- DIRECTIONS FOR THIS TASK
Copy exactly the lines from the start of the data below through the one that carries "minimum width=89pt, minimum", and only those.

-----

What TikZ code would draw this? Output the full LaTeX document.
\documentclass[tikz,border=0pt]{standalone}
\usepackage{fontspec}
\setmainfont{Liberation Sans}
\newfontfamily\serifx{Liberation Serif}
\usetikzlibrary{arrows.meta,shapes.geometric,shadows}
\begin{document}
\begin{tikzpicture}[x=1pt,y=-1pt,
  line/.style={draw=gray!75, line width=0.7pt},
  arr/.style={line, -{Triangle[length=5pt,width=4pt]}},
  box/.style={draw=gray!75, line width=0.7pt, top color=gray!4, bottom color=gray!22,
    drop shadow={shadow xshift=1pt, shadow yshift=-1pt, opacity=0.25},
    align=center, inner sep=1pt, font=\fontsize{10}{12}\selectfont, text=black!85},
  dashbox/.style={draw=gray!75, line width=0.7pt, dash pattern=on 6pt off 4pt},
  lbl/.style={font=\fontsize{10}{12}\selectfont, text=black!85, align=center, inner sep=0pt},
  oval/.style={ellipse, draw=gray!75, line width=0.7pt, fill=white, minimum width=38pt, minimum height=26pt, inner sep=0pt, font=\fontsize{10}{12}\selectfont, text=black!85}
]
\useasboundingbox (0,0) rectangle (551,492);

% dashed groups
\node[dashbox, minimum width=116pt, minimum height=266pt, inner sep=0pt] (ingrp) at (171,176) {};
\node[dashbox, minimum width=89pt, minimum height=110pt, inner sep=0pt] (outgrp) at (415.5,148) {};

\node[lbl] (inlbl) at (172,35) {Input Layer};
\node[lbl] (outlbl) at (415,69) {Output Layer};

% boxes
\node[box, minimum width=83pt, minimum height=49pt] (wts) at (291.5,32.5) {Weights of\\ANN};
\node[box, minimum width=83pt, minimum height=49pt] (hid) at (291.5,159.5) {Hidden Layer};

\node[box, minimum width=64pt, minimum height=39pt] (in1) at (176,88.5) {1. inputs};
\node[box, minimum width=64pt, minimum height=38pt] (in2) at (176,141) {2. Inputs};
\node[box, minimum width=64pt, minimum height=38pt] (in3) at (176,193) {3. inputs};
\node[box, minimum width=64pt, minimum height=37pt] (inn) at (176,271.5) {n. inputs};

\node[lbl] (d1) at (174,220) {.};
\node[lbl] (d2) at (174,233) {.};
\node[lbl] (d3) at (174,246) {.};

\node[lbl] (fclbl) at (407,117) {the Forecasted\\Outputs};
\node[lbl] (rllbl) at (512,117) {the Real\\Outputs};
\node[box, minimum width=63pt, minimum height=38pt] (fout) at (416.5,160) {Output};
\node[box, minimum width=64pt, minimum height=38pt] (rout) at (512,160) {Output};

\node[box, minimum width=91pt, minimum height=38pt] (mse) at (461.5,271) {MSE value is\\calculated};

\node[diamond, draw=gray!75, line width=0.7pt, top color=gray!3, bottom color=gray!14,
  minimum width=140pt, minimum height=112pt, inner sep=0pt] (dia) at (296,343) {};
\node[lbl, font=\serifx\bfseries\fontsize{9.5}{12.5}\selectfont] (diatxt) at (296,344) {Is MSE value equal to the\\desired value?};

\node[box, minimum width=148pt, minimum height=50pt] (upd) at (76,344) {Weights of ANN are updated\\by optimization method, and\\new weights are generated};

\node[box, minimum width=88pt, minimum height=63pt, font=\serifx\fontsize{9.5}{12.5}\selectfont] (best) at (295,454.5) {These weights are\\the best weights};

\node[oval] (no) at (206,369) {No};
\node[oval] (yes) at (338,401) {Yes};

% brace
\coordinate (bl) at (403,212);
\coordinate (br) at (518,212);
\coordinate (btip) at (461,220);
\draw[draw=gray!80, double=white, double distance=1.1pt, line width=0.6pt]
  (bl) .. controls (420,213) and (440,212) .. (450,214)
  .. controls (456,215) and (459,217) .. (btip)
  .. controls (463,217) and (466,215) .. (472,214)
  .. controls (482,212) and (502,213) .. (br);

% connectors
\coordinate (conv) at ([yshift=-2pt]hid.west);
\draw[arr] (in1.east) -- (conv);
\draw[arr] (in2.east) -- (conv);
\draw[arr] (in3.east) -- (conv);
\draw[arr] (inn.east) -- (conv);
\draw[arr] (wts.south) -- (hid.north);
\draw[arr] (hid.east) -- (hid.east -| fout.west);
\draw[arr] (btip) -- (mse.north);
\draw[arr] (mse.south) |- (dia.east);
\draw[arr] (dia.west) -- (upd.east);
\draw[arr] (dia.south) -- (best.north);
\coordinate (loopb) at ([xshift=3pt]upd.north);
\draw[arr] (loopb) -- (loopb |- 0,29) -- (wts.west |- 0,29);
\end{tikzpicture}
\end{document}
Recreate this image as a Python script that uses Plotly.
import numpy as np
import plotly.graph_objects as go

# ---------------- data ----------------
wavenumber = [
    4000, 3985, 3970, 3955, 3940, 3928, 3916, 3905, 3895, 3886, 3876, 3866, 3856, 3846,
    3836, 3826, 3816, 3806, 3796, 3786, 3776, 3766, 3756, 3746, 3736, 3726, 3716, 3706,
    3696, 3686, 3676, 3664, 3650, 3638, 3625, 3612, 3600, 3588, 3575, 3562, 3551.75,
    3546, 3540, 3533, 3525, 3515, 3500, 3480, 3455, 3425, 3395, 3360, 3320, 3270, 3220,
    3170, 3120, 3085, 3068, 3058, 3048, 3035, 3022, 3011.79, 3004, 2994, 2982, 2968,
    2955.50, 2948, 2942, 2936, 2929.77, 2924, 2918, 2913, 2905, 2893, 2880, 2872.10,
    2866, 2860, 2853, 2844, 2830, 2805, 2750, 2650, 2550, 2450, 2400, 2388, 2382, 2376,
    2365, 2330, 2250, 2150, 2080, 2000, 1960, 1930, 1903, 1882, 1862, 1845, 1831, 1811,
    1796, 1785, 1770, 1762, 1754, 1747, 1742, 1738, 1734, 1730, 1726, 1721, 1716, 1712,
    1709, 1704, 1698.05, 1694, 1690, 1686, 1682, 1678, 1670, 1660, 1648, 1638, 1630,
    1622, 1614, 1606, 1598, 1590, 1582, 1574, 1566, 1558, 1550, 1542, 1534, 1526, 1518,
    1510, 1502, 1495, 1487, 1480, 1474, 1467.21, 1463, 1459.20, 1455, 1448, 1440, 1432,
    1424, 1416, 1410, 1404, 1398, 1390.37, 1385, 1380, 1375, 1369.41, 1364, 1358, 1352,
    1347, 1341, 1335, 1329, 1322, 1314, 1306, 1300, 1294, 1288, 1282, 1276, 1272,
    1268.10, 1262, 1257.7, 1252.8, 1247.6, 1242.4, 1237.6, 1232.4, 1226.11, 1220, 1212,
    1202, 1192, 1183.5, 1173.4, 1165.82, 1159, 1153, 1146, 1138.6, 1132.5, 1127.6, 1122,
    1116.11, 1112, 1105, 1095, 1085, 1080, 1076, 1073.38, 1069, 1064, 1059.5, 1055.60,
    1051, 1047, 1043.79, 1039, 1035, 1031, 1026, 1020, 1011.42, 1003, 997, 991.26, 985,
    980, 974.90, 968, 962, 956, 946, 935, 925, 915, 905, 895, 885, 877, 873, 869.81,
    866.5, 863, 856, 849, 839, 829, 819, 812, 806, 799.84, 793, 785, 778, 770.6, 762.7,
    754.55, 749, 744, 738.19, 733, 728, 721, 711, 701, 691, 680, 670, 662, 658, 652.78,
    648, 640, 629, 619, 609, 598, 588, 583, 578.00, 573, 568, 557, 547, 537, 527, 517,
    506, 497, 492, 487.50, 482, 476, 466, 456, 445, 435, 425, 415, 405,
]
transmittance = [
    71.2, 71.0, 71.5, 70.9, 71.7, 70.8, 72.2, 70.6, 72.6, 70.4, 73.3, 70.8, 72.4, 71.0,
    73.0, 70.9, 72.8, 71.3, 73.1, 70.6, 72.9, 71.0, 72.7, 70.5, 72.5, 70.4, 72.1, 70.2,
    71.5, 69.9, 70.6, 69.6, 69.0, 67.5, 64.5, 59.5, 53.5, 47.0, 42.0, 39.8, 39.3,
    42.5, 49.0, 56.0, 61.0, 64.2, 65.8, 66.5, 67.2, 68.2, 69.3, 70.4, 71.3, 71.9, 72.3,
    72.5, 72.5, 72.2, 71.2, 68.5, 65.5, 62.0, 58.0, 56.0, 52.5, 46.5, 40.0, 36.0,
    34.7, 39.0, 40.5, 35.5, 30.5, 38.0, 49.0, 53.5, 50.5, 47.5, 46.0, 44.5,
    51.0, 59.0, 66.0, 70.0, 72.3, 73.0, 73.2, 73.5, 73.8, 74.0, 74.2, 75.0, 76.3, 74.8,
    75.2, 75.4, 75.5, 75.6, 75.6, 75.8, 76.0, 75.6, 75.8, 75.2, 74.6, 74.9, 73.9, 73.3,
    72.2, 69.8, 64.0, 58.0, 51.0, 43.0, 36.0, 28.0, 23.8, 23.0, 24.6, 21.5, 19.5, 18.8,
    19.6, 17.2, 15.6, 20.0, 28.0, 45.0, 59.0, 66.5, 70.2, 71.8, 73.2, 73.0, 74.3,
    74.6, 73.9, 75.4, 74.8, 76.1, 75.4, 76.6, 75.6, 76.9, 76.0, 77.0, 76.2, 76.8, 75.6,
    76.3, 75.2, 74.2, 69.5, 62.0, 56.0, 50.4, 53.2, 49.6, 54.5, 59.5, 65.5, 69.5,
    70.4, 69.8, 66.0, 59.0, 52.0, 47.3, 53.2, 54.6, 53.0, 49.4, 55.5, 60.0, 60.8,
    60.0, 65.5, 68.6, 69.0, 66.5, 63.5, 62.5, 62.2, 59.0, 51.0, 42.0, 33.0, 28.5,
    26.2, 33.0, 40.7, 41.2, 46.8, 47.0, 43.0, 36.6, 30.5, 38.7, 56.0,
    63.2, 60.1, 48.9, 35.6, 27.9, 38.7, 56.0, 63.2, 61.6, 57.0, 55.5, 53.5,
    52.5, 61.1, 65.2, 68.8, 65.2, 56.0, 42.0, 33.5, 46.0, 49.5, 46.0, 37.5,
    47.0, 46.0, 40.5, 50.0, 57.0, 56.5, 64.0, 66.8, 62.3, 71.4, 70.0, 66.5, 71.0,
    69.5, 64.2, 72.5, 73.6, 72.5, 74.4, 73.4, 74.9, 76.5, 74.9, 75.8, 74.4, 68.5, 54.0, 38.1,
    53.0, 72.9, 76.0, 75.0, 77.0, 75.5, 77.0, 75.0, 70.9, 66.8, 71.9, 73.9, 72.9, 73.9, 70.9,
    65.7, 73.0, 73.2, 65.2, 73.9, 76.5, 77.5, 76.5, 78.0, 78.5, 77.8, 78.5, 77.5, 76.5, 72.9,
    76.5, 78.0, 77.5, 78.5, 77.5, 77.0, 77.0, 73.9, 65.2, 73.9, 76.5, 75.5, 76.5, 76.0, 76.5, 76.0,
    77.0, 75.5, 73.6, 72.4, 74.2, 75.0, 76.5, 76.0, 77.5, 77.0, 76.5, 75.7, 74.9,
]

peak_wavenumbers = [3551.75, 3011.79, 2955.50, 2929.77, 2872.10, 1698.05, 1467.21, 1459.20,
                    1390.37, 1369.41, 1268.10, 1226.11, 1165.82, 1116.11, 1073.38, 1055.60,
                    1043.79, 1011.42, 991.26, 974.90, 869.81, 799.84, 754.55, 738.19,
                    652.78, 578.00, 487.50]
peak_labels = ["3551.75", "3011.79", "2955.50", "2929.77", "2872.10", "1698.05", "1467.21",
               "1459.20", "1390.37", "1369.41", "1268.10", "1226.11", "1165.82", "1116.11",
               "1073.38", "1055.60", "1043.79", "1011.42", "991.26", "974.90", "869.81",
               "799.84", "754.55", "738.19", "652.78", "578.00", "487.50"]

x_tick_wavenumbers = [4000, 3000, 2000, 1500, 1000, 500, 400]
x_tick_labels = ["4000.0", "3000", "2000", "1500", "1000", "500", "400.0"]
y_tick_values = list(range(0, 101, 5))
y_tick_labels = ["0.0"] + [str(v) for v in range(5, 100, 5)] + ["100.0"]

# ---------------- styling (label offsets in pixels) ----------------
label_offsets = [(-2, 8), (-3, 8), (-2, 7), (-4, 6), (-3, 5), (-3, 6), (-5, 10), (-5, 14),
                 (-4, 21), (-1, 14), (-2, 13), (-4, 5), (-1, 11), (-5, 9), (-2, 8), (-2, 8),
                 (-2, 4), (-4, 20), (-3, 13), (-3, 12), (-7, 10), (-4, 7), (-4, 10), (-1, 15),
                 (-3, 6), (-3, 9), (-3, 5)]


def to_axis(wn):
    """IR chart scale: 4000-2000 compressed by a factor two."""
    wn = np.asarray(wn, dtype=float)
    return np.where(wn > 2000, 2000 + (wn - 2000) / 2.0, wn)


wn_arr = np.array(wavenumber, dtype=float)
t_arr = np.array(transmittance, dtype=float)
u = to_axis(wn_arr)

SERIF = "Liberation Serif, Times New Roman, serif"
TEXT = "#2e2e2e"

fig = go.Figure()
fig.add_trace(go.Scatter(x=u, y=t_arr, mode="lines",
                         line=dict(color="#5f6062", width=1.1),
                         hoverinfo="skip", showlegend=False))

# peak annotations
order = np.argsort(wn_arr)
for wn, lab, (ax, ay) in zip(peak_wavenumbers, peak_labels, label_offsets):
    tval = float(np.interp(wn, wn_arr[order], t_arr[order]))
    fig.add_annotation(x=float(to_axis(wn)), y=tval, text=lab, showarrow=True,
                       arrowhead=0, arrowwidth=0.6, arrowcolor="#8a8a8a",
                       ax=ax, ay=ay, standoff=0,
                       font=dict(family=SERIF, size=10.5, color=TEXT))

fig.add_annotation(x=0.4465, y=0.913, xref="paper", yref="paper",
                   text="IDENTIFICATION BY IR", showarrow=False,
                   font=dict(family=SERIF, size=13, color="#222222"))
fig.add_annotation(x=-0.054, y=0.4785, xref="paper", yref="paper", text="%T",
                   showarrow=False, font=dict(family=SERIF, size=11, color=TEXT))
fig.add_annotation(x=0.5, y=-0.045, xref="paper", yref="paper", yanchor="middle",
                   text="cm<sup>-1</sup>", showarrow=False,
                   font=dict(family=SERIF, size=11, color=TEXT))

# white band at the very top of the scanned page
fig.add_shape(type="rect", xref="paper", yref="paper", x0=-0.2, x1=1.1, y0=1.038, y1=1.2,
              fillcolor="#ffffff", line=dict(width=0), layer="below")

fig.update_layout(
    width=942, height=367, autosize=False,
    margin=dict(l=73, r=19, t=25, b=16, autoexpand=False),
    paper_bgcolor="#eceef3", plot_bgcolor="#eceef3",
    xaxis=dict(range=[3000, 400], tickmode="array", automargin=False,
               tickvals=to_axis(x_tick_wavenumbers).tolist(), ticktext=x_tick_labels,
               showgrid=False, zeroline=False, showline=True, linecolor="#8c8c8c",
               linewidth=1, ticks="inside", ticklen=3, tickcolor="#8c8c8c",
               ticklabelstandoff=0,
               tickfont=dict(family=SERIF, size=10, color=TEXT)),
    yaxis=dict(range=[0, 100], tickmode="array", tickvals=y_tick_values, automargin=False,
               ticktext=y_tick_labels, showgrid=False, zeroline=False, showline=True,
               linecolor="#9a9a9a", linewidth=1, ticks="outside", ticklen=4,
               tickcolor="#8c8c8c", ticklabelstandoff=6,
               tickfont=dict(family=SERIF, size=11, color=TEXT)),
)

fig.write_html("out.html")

-----

- RESPONSE TO THIS EXERCISE
What TikZ code would draw this? Output the full LaTeX document.
\documentclass[tikz,border=0pt]{standalone}
\usepackage{fontspec}
\setmainfont{Liberation Sans}
\newfontfamily\serifx{Liberation Serif}
\usetikzlibrary{arrows.meta,shapes.geometric,shadows}
\begin{document}
\begin{tikzpicture}[x=1pt,y=-1pt,
  line/.style={draw=gray!75, line width=0.7pt},
  arr/.style={line, -{Triangle[length=5pt,width=4pt]}},
  box/.style={draw=gray!75, line width=0.7pt, top color=gray!4, bottom color=gray!22,
    drop shadow={shadow xshift=1pt, shadow yshift=-1pt, opacity=0.25},
    align=center, inner sep=1pt, font=\fontsize{10}{12}\selectfont, text=black!85},
  dashbox/.style={draw=gray!75, line width=0.7pt, dash pattern=on 6pt off 4pt},
  lbl/.style={font=\fontsize{10}{12}\selectfont, text=black!85, align=center, inner sep=0pt},
  oval/.style={ellipse, draw=gray!75, line width=0.7pt, fill=white, minimum width=38pt, minimum height=26pt, inner sep=0pt, font=\fontsize{10}{12}\selectfont, text=black!85}
]
\useasboundingbox (0,0) rectangle (551,492);

% dashed groups
\node[dashbox, minimum width=116pt, minimum height=266pt, inner sep=0pt] (ingrp) at (171,176) {};
\node[dashbox, minimum width=89pt, minimum height=110pt, inner sep=0pt] (outgrp) at (415.5,148) {};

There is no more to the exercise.